There are several aspects to consider when comparing large cap and small cap Chinese stocks. Whereas large cap stocks may generate revenue regionally or even globally, small caps are more likely to depend on local consumption, potentially strengthening their relationship to the Chinese economy. Small cap ETFs can get investors “closer to the ground,” a position that may be advantageous for those looking to add long-term China exposure.
Small caps may also maintain a unique sector profile, offering heavier exposure to sectors underrepresented in large caps and (potentially enhancing the appeal as a complementary holding). Indeed, HAO maintains a sector mix that varies considerably from large cap ETFs.

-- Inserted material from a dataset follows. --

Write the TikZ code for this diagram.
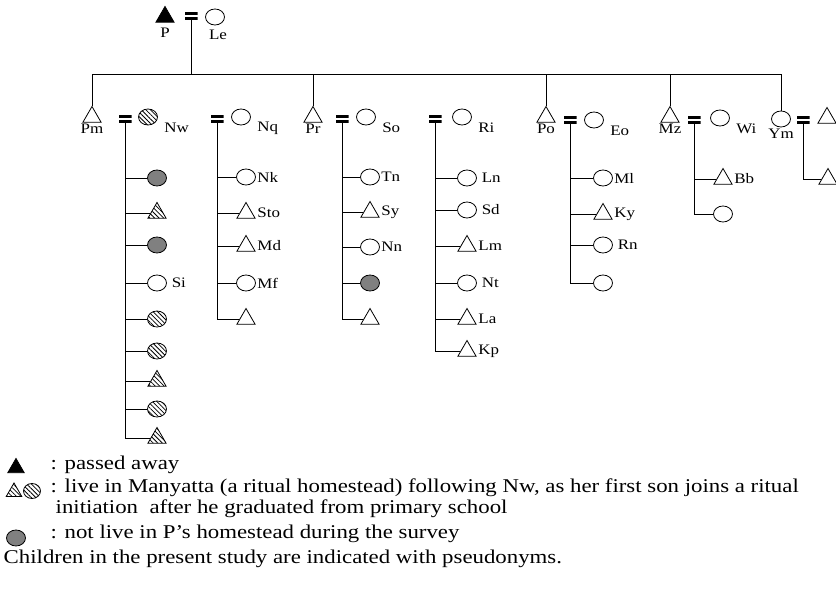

Financials, which make up the largest allocation in many China ETFs, receive only a very minor allocation in HAO. Consumer stocks receive a big weighting, perhaps helping to offset one of the biases found in ETFs such as FXI.
Banks and oil companies, two sectors that often receive huge allocations in international ETFs, make up only about 2% of HAO’s portfolio. Finally, small caps will be less likely to include state owned companies, potentially helping to avoid an additional risk factor found in large cap China ETFs.
The balance of exposure offered by HAO is impressive; company-specific risk is minimal in this ETF, with the top ten holdings combining to make up less than 15% of the total portfolio. That stands in stark contrast to many of the large cap-focused China ETFs that rely on a small handful of securities for the majority of the portfolio.
Expenses are one potential downside, though the additional fees aren’t overwhelming and HAO is in fact cheaper than some other larger and more popular China ETFs. It should also be noted that the name of this ETF is perhaps slightly misleading; the portfolio of HAO is actually dominated by mid cap stocks (though the lack of overlap with most other large cap ETFs is not compromised).
Investors may also want to consider ECNS as another option for small cap China exposure; the iShares fund has a lower expense ratio (0.65%), an even deeper portfolio (more than 350 individual components), and generally similar sector profile.
Small cap exposure should be a part of any complete China strategy, and HAO is a nice way to achieve access to this asset sub-class. This ETF can be used as a complement to the large cap exposure offered by funds such as FXI and GXC, helping to round out a China profile. But note that ECNS compares very favorable in many important metrics; the iShares small cap ETF may have the advantage over HAO.